As the “protodeacon” of the College of Cardinals - the most senior cardinal deacon - it was Tauran who stepped out onto the balcony of St Peter’s on the evening of 13 March 2013 to declare that the first Latin American Pontiff had been chosen.
Later, in December 2014, Francis named him the Camerlengo of the Holy Roman Church, a role that requires its holder to govern the church during the interregnum period between papacies.
Despite his declining physical strength, the French prelate persevered with his work in building bridges with the Muslim world and in April undertook a visit to Saudi Arabia where he met with King Salman.
“What is threatening all of us is not the clash of civilisations, but rather the clash of forms of ignorance and radicalism,” he said during his time in Riyadh.
An experienced papal diplomat, the cardinal was Pope John Paul II’s foreign minister for 13 years before being put in charge of the Vatican’s library and secret archives and being given a red hat.
But his diplomatic skills that were put to the test when, in 2007, Pope Benedict XVI put him in charge of the interreligious dialogue role, a job that requires both solid grasp of understanding of international politics and a deep knowledge of a vast array of religions and cultures.
The German pontiff announced his new interreligious point man a few months after his 2006 Regensberg speech where he quoted a 14th century Byzantine emperor who said Mohammed and brought only “evil and inhuman” things.
It was a mark of Cardinal Tauran’s skills that he was able to both open up new channels of dialogue with Islamic leaders while at the same time refuse to shy away from areas of tension and difficulty.
He combined a deep respect and knowledge of Islam along with behind the scenes encouragement of reform-minded Muslim scholars and leaders.
One of his key objectives was to ensure Christians and other minorities were granted “citizenship” within Muslim-majority countries, and his ministry is likely to serve as a guiding light for the Church’s ongoing dialogue with Islam, now one of the Holy See’s top priorities.
"You have to remember that interreligious dialogue is not dialogue between religions.

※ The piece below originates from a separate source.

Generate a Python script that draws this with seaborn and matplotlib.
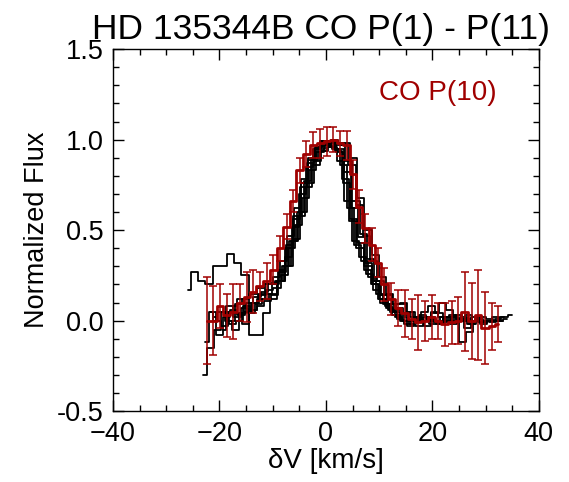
import numpy as np
import pandas as pd
import seaborn as sns
import matplotlib.pyplot as plt
from matplotlib.ticker import MultipleLocator

nan = np.nan

# velocity grid of the black profiles (km/s) and per-line offsets
v_grid = [-26.0, -24.65, -23.3, -21.95, -20.6, -19.25, -17.9, -16.55, -15.2,
          -13.85, -12.5, -11.15, -9.8, -8.45, -7.1, -5.75, -4.4, -3.05, -1.7,
          -0.35, 1.0, 2.35, 3.7, 5.05, 6.4, 7.75, 9.1, 10.45, 11.8, 13.15,
          14.5, 15.85, 17.2, 18.55, 19.9, 21.25, 22.6, 23.95, 25.3, 26.65,
          28.0, 29.35, 30.7, 32.05, 33.4]
line_shift = [0.0, 0.3, 0.6, 0.9, 1.2, 0.15, 1.5, 0.45]

line_flux = [
    [0.17, 0.27, 0.22, 0.20, 0.30, 0.30, 0.37, 0.32, 0.25, -0.08, -0.08, 0.04,
     0.12, 0.22, 0.35, 0.52, 0.70, 0.85, 0.95, 0.99, 0.98, 0.94, 0.78, 0.55,
     0.40, 0.28, 0.20, 0.12, 0.08, 0.03, 0.00, -0.03, 0.02, 0.05, 0.08, 0.04,
     0.00, -0.02, 0.01, -0.04, 0.00, 0.02, 0.01, 0.00, 0.02],
    [nan, nan, -0.30, -0.15, -0.05, 0.05, -0.02, 0.00, 0.08, 0.06, 0.12, 0.15,
     0.20, 0.27, 0.42, 0.58, 0.76, 0.89, 0.96, 0.99, 0.99, 0.95, 0.82, 0.62,
     0.46, 0.32, 0.22, 0.14, 0.09, 0.06, 0.03, 0.00, -0.03, 0.02, 0.00, -0.02,
     0.02, 0.00, -0.12, -0.06, 0.00, -0.02, 0.00, 0.01, nan],
    [nan, nan, -0.12, 0.05, -0.08, 0.02, 0.06, 0.03, 0.05, 0.10, 0.14, 0.17,
     0.18, 0.25, 0.40, 0.53, 0.68, 0.83, 0.93, 0.97, 1.00, 0.98, 0.88, 0.66,
     0.48, 0.34, 0.22, 0.14, 0.09, 0.07, 0.04, 0.02, 0.00, -0.03, 0.05, 0.10,
     0.06, 0.00, 0.02, -0.02, 0.01, 0.00, -0.01, 0.00, 0.01],
    [nan, nan, nan, 0.02, 0.05, 0.00, -0.05, 0.04, 0.10, 0.13, 0.16, 0.20,
     0.22, 0.30, 0.44, 0.60, 0.77, 0.89, 0.95, 0.97, 0.95, 0.86, 0.62, 0.42,
     0.33, 0.24, 0.15, 0.09, 0.05, 0.01, -0.02, 0.00, 0.03, 0.01, -0.01, 0.02,
     0.00, 0.03, 0.00, -0.02, 0.01, 0.00, nan, nan, nan],
    [nan, nan, nan, nan, -0.05, 0.08, 0.02, 0.07, 0.04, 0.09, 0.12, 0.15,
     0.22, 0.30, 0.44, 0.58, 0.74, 0.86, 0.94, 0.96, 0.98, 0.97, 0.86, 0.64,
     0.47, 0.33, 0.22, 0.14, 0.09, 0.09, 0.05, 0.02, 0.00, 0.02, -0.01, 0.00,
     0.03, 0.01, 0.00, 0.02, -0.01, 0.00, 0.02, 0.00, nan],
    [nan, nan, nan, 0.05, 0.00, -0.03, 0.05, 0.09, 0.12, 0.15, 0.18, 0.20,
     0.21, 0.28, 0.40, 0.56, 0.74, 0.87, 0.95, 0.99, 0.99, 0.93, 0.76, 0.56,
     0.43, 0.30, 0.20, 0.12, 0.07, 0.05, 0.02, 0.00, 0.02, 0.00, 0.01, -0.02,
     0.00, 0.02, 0.00, 0.03, 0.00, -0.01, 0.00, 0.00, nan],
    [nan, nan, nan, nan, nan, 0.00, 0.04, -0.02, 0.06, 0.08, 0.11, 0.14,
     0.22, 0.30, 0.45, 0.60, 0.76, 0.88, 0.94, 0.96, 0.97, 0.98, 0.90, 0.68,
     0.50, 0.36, 0.24, 0.15, 0.09, 0.10, 0.05, 0.02, 0.00, -0.02, 0.00, 0.02,
     0.00, 0.00, 0.01, 0.00, -0.01, 0.00, 0.00, 0.02, 0.03],
    [nan, nan, nan, nan, nan, nan, 0.08, 0.12, 0.05, 0.10, 0.15, 0.20,
     0.24, 0.33, 0.47, 0.62, 0.78, 0.90, 0.96, 0.98, 0.96, 0.88, 0.66, 0.44,
     0.35, 0.26, 0.17, 0.10, 0.06, 0.02, 0.00, -0.02, 0.01, 0.00, 0.04, 0.02,
     -0.01, 0.00, 0.01, 0.00, 0.00, nan, nan, nan, nan],
]

# CO P(10) profile with errors
p10_v = [-22.4, -21.2, -19.9, -18.6, -17.4, -16.1, -14.8, -13.7, -12.4, -11.1,
         -9.9, -8.6, -7.4, -6.2, -4.9, -3.7, -2.4, -1.1, 0.2, 1.4, 2.6, 3.9,
         5.1, 6.2, 7.4, 8.6, 9.8, 11.0, 12.3, 13.5, 14.8, 16.1, 17.3, 18.6,
         19.9, 21.0, 22.3, 23.6, 24.8, 26.1, 27.4, 28.5, 29.9, 31.2, 32.3]
p10_flux = [0.00, 0.00, 0.08, 0.03, 0.05, 0.10, 0.13, 0.16, 0.19, 0.22,
            0.28, 0.40, 0.52, 0.66, 0.83, 0.92, 0.97, 0.98, 0.99, 1.00, 0.98,
            0.97, 0.81, 0.63, 0.51, 0.42, 0.32, 0.20, 0.12, 0.07, 0.04, 0.01,
            -0.01, 0.00, 0.02, 0.00, -0.02, -0.01, 0.00, 0.05, 0.00, 0.03,
            -0.04, -0.03, -0.02]
p10_err = [0.24, 0.19, 0.12, 0.12, 0.15, 0.10, 0.14, 0.12, 0.08, 0.10,
           0.08, 0.07, 0.07, 0.06, 0.07, 0.07, 0.07, 0.08, 0.08, 0.07, 0.07,
           0.08, 0.08, 0.09, 0.08, 0.09, 0.08, 0.09, 0.09, 0.10, 0.13, 0.11,
           0.15, 0.11, 0.12, 0.10, 0.12, 0.12, 0.13, 0.22, 0.21, 0.25, 0.20,
           0.13, 0.10]

rows = []
for k, (shift, fl) in enumerate(zip(line_shift, line_flux)):
    for v, f in zip(v_grid, fl):
        rows.append({'line': k, 'v': v + shift, 'flux': f})
df = pd.DataFrame(rows).dropna()
p10 = pd.DataFrame({'v': p10_v, 'flux': p10_flux, 'err': p10_err})

sns.set_style('ticks')
plt.rcParams['font.family'] = ['Liberation Sans', 'DejaVu Sans']
plt.rcParams['xtick.direction'] = 'in'
plt.rcParams['ytick.direction'] = 'in'
for key in ['text.color', 'axes.labelcolor', 'xtick.color', 'ytick.color',
            'axes.edgecolor']:
    plt.rcParams[key] = 'black'

red = '#a00000'
fig = plt.figure(figsize=(5.69, 4.82), dpi=100)
ax = fig.add_axes([0.1986, 0.147, 0.7484, 0.751])

sns.lineplot(data=df, x='v', y='flux', units='line', estimator=None,
             color='black', lw=1.3, drawstyle='steps-mid', ax=ax,
             legend=False)
ax.errorbar(p10['v'], p10['flux'], yerr=p10['err'], fmt='none',
            ecolor=red, elinewidth=1.1, capsize=3, capthick=1.1)
sns.lineplot(data=p10, x='v', y='flux', color=red, lw=2.0,
             drawstyle='steps-mid', ax=ax, legend=False)

ax.set_xlim(-40, 40)
ax.set_ylim(-0.5, 1.5)
ax.xaxis.set_major_locator(MultipleLocator(20))
ax.xaxis.set_minor_locator(MultipleLocator(5))
ax.yaxis.set_major_locator(MultipleLocator(0.5))
ax.yaxis.set_minor_locator(MultipleLocator(0.1))
ax.yaxis.set_major_formatter(plt.FormatStrFormatter('%.1f'))
ax.tick_params(which='both', top=True, right=True, labelsize=19.5, width=1)
ax.tick_params(which='major', length=8, pad=7)
ax.tick_params(which='minor', length=4)
for s in ax.spines.values():
    s.set_linewidth(1)

ax.set_xlabel('δV [km/s]', fontsize=20, labelpad=1)
ax.set_ylabel('Normalized Flux', fontsize=19.5, labelpad=5)
ax.set_title('HD 135344B CO P(1) - P(11)', fontsize=25.5, pad=7, x=0.488)
ax.text(21, 1.26, 'CO P(10)', color=red, fontsize=20, ha='center', va='center')

fig.savefig('out.png', dpi=100)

It's dialogue between believers,” he once explained. “It's not a theological, philosophical exercise. First you have to accept that we live in a world that's plural: culture, religion, education, scientific research. Every human being has a religious dimension. Between believers we try first of all to know each other. And the first thing you have to do is to proclaim your faith because you can not build that dialogue on ambiguity.”
Following the 2015 Paris terror attacks the cardinal admitted that such crimes “decrease the credibility of inter-religious dialogue” but stressed those who carried out the atrocities “don't follow true Islam.”
Born in Bordeaux in 1943 he studied for the priesthood in Rome and soon after his 1969 ordination the young priest entered the Holy See’s diplomatic service where his postings included the Dominican Republic and Lebanon. In 1983 he was called back to Rome to work in the Secretariat of State and remained in Vatican-based roles for the rest of his ministry.
Renowned for his sense of humour and a gentlemanly pastoral style, he was a trusted collaborator to three Popes and served in various important advisory roles across the Roman Curia including on the boards of the Institute for the Works of Religion (IOR), known as the Vatican Bank and the Administration of the Patrimony of the Holy See (APSA), the central treasury.
Along with Islam, he developed good relations with Buddhist leaders saying stressing at the end of last year how important the Pope’s trip to Buddhist-majority Myanmar had been in showing “mutual respect” between religions.
He also had warm relations with the Anglican Church and was friends with both the late Canon John Andrew, the former Rector of St Thomas Church on Fifth Avenue in New York, and Canon Roger Greenacre, who was described as the “pre-eminent English interpreter of the Church of England to the French Church.” When the late Canon Greenacre celebrated 50 years of his priesthood at Chichester Cathedral, the cardinal travelled from Rome to attend as the guest preacher at the eucharist celebration.